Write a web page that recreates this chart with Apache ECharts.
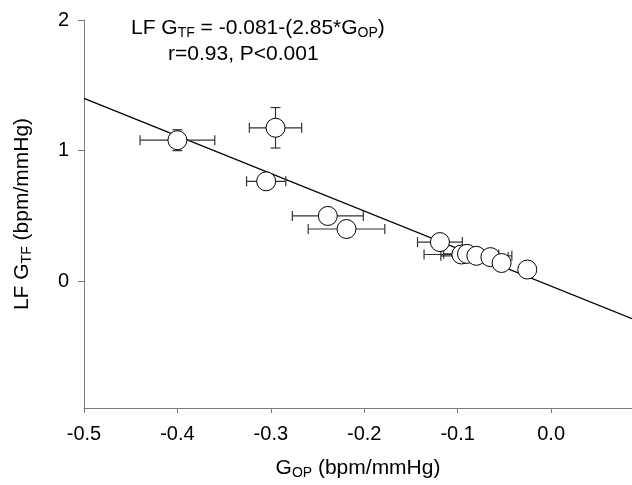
<!DOCTYPE html>
<html>
<head>
<meta charset="utf-8">
<script src="https://cdn.jsdelivr.net/npm/echarts@6/dist/echarts.min.js"></script>
<style>
html,body{margin:0;padding:0;background:#fff;}
#c{width:632px;height:485px;}
</style>
</head>
<body>
<div id="c"></div>
<script>
// Data
var gop      = [-0.400, -0.295, -0.305, -0.239, -0.219, -0.119, -0.096, -0.090, -0.080, -0.065, -0.053, -0.0255];
var lfGtf    = [ 1.080,  1.175,  0.765,  0.500,  0.400,  0.300,  0.205,  0.210,  0.195,  0.185,  0.140,  0.090];
var gopErr   = [ 0.040,  0.028,  0.021,  0.038,  0.041,  0.024,  0.040,  0.025,  0.038,  0.019,  0.000,  0.000];
var lfErr    = [ 0.080,  0.155,  0.060,  0.000,  0.000,  0.000,  0.000,  0.000,  0.000,  0.000,  0.000,  0.000];
var fitX     = [-0.5, 0.0866];
var fitY     = [1.40, -0.286];
var xTicks   = [-0.5, -0.4, -0.3, -0.2, -0.1, 0.0];
var yTicks   = [0, 1, 2];

var pts = gop.map(function(x, i){ return [x, lfGtf[i]]; });
var errData = gop.map(function(x, i){ return [x, lfGtf[i], gopErr[i], lfErr[i]]; });
var fitData = fitX.map(function(x, i){ return [x, fitY[i]]; });

var chart = echarts.init(document.getElementById('c'), null, {renderer:'canvas'});
var font = 'Liberation Sans, Arial, sans-serif';
var axisCol = '#7a7a7a';
var subStyle = {fontSize: 14, fontFamily: font, color: '#000', padding: [10, 0, 0, 0]};

chart.setOption({
  animation: false,
  backgroundColor: '#fff',
  grid: {left: 84, right: 0, top: 20, bottom: 73, containLabel: false},
  xAxis: {
    type: 'value', min: -0.5, max: 0.0866,
    axisLine: {show: true, onZero: false, lineStyle: {color: axisCol, width: 1}},
    axisTick: {show: true, inside: false, length: 5, customValues: xTicks, lineStyle: {color: axisCol}},
    axisLabel: {customValues: xTicks, color: '#000', fontFamily: font, fontSize: 20, margin: 16,
      formatter: function(v){ return v.toFixed(1); }},
    splitLine: {show: false},
    name: 'G{sub|OP} (bpm/mmHg)',
    nameLocation: 'middle', nameGap: 48,
    nameTextStyle: {color: '#000', fontFamily: font, fontSize: 21, rich: {sub: subStyle}}
  },
  yAxis: {
    type: 'value', min: -0.97, max: 2,
    axisLine: {show: true, onZero: false, lineStyle: {color: axisCol, width: 1}},
    axisTick: {show: true, inside: false, length: 6, customValues: yTicks, lineStyle: {color: axisCol}},
    axisLabel: {customValues: yTicks, color: '#000', fontFamily: font, fontSize: 20, margin: 15},
    splitLine: {show: false},
    name: 'LF G{sub|TF} (bpm/mmHg)',
    nameLocation: 'middle', nameGap: 50, nameRotate: 90,
    nameTextStyle: {color: '#000', fontFamily: font, fontSize: 21, rich: {sub: subStyle}}
  },
  series: [
    {
      type: 'line', data: fitData, symbol: 'none', z: 1,
      lineStyle: {color: '#000', width: 1.2}, silent: true
    },
    {
      type: 'custom', z: 2, data: errData, silent: true,
      renderItem: function(params, api){
        var x = api.value(0), y = api.value(1), ex = api.value(2), ey = api.value(3);
        var c = api.coord([x, y]);
        var children = [];
        var st = {stroke: '#333', lineWidth: 1.2};
        var cap = 5;
        if (ex > 0) {
          var l = api.coord([x - ex, y]), r = api.coord([x + ex, y]);
          children.push({type:'line', shape:{x1:l[0], y1:c[1], x2:r[0], y2:c[1]}, style: st});
          children.push({type:'line', shape:{x1:l[0], y1:c[1]-cap, x2:l[0], y2:c[1]+cap}, style: st});
          children.push({type:'line', shape:{x1:r[0], y1:c[1]-cap, x2:r[0], y2:c[1]+cap}, style: st});
        }
        if (ey > 0) {
          var t = api.coord([x, y + ey]), b = api.coord([x, y - ey]);
          children.push({type:'line', shape:{x1:c[0], y1:t[1], x2:c[0], y2:b[1]}, style: st});
          children.push({type:'line', shape:{x1:c[0]-cap, y1:t[1], x2:c[0]+cap, y2:t[1]}, style: st});
          children.push({type:'line', shape:{x1:c[0]-cap, y1:b[1], x2:c[0]+cap, y2:b[1]}, style: st});
        }
        return {type:'group', children: children};
      }
    },
    {
      type: 'scatter', data: pts, symbol: 'circle', symbolSize: 19, z: 3,
      itemStyle: {color: '#fff', borderColor: '#000', borderWidth: 1, opacity: 1}
    }
  ],
  graphic: [
    {
      type: 'text', left: 131, top: 18, silent: true,
      style: {
        text: 'LF G{sub|TF} = -0.081-(2.85*G{sub|OP})',
        fill: '#000', font: '21px ' + font,
        rich: {sub: {fontSize: 14, fontFamily: font, fill: '#000', padding: [10, 0, 0, 0]}}
      }
    },
    {
      type: 'text', left: 168, top: 44, silent: true,
      style: {text: 'r=0.93, P<0.001', fill: '#000', font: '21px ' + font}
    }
  ]
});
</script>
</body>
</html>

┄┄┄┄┄┄┄┄┄┄┄┄┄┄┄┄┄┄┄┄

→ **EXERCISE AIM**
Do not include the images; transcribe the rest of the listing exactly.

→ **IN RESPONSE**
Write a web page that recreates this chart with Apache ECharts.
<!DOCTYPE html>
<html>
<head>
<meta charset="utf-8">
<script src="https://cdn.jsdelivr.net/npm/echarts@6/dist/echarts.min.js"></script>
<style>
html,body{margin:0;padding:0;background:#fff;}
#c{width:632px;height:485px;}
</style>
</head>
<body>
<div id="c"></div>
<script>
// Data
var gop      = [-0.400, -0.295, -0.305, -0.239, -0.219, -0.119, -0.096, -0.090, -0.080, -0.065, -0.053, -0.0255];
var lfGtf    = [ 1.080,  1.175,  0.765,  0.500,  0.400,  0.300,  0.205,  0.210,  0.195,  0.185,  0.140,  0.090];
var gopErr   = [ 0.040,  0.028,  0.021,  0.038,  0.041,  0.024,  0.040,  0.025,  0.038,  0.019,  0.000,  0.000];
var lfErr    = [ 0.080,  0.155,  0.060,  0.000,  0.000,  0.000,  0.000,  0.000,  0.000,  0.000,  0.000,  0.000];
var fitX     = [-0.5, 0.0866];
var fitY     = [1.40, -0.286];
var xTicks   = [-0.5, -0.4, -0.3, -0.2, -0.1, 0.0];
var yTicks   = [0, 1, 2];

var pts = gop.map(function(x, i){ return [x, lfGtf[i]]; });
var errData = gop.map(function(x, i){ return [x, lfGtf[i], gopErr[i], lfErr[i]]; });
var fitData = fitX.map(function(x, i){ return [x, fitY[i]]; });

var chart = echarts.init(document.getElementById('c'), null, {renderer:'canvas'});
var font = 'Liberation Sans, Arial, sans-serif';
var axisCol = '#7a7a7a';
var subStyle = {fontSize: 14, fontFamily: font, color: '#000', padding: [10, 0, 0, 0]};

chart.setOption({
  animation: false,
  backgroundColor: '#fff',
  grid: {left: 84, right: 0, top: 20, bottom: 73, containLabel: false},
  xAxis: {
    type: 'value', min: -0.5, max: 0.0866,
    axisLine: {show: true, onZero: false, lineStyle: {color: axisCol, width: 1}},
    axisTick: {show: true, inside: false, length: 5, customValues: xTicks, lineStyle: {color: axisCol}},
    axisLabel: {customValues: xTicks, color: '#000', fontFamily: font, fontSize: 20, margin: 16,
      formatter: function(v){ return v.toFixed(1); }},
    splitLine: {show: false},
    name: 'G{sub|OP} (bpm/mmHg)',
    nameLocation: 'middle', nameGap: 48,
    nameTextStyle: {color: '#000', fontFamily: font, fontSize: 21, rich: {sub: subStyle}}
  },
  yAxis: {
    type: 'value', min: -0.97, max: 2,
    axisLine: {show: true, onZero: false, lineStyle: {color: axisCol, width: 1}},
    axisTick: {show: true, inside: false, length: 6, customValues: yTicks, lineStyle: {color: axisCol}},
    axisLabel: {customValues: yTicks, color: '#000', fontFamily: font, fontSize: 20, margin: 15},
    splitLine: {show: false},
    name: 'LF G{sub|TF} (bpm/mmHg)',
    nameLocation: 'middle', nameGap: 50, nameRotate: 90,
    nameTextStyle: {color: '#000', fontFamily: font, fontSize: 21, rich: {sub: subStyle}}
  },
  series: [
    {
      type: 'line', data: fitData, symbol: 'none', z: 1,
      lineStyle: {color: '#000', width: 1.2}, silent: true
    },
    {
      type: 'custom', z: 2, data: errData, silent: true,
      renderItem: function(params, api){
        var x = api.value(0), y = api.value(1), ex = api.value(2), ey = api.value(3);
        var c = api.coord([x, y]);
        var children = [];
        var st = {stroke: '#333', lineWidth: 1.2};
        var cap = 5;
        if (ex > 0) {
          var l = api.coord([x - ex, y]), r = api.coord([x + ex, y]);
          children.push({type:'line', shape:{x1:l[0], y1:c[1], x2:r[0], y2:c[1]}, style: st});
          children.push({type:'line', shape:{x1:l[0], y1:c[1]-cap, x2:l[0], y2:c[1]+cap}, style: st});
          children.push({type:'line', shape:{x1:r[0], y1:c[1]-cap, x2:r[0], y2:c[1]+cap}, style: st});
        }
        if (ey > 0) {
          var t = api.coord([x, y + ey]), b = api.coord([x, y - ey]);
          children.push({type:'line', shape:{x1:c[0], y1:t[1], x2:c[0], y2:b[1]}, style: st});
          children.push({type:'line', shape:{x1:c[0]-cap, y1:t[1], x2:c[0]+cap, y2:t[1]}, style: st});
          children.push({type:'line', shape:{x1:c[0]-cap, y1:b[1], x2:c[0]+cap, y2:b[1]}, style: st});
        }
        return {type:'group', children: children};
      }
    },
    {
      type: 'scatter', data: pts, symbol: 'circle', symbolSize: 19, z: 3,
      itemStyle: {color: '#fff', borderColor: '#000', borderWidth: 1, opacity: 1}
    }
  ],
  graphic: [
    {
      type: 'text', left: 131, top: 18, silent: true,
      style: {
        text: 'LF G{sub|TF} = -0.081-(2.85*G{sub|OP})',
        fill: '#000', font: '21px ' + font,
        rich: {sub: {fontSize: 14, fontFamily: font, fill: '#000', padding: [10, 0, 0, 0]}}
      }
    },
    {
      type: 'text', left: 168, top: 44, silent: true,
      style: {text: 'r=0.93, P<0.001', fill: '#000', font: '21px ' + font}
    }
  ]
});
</script>
</body>
</html>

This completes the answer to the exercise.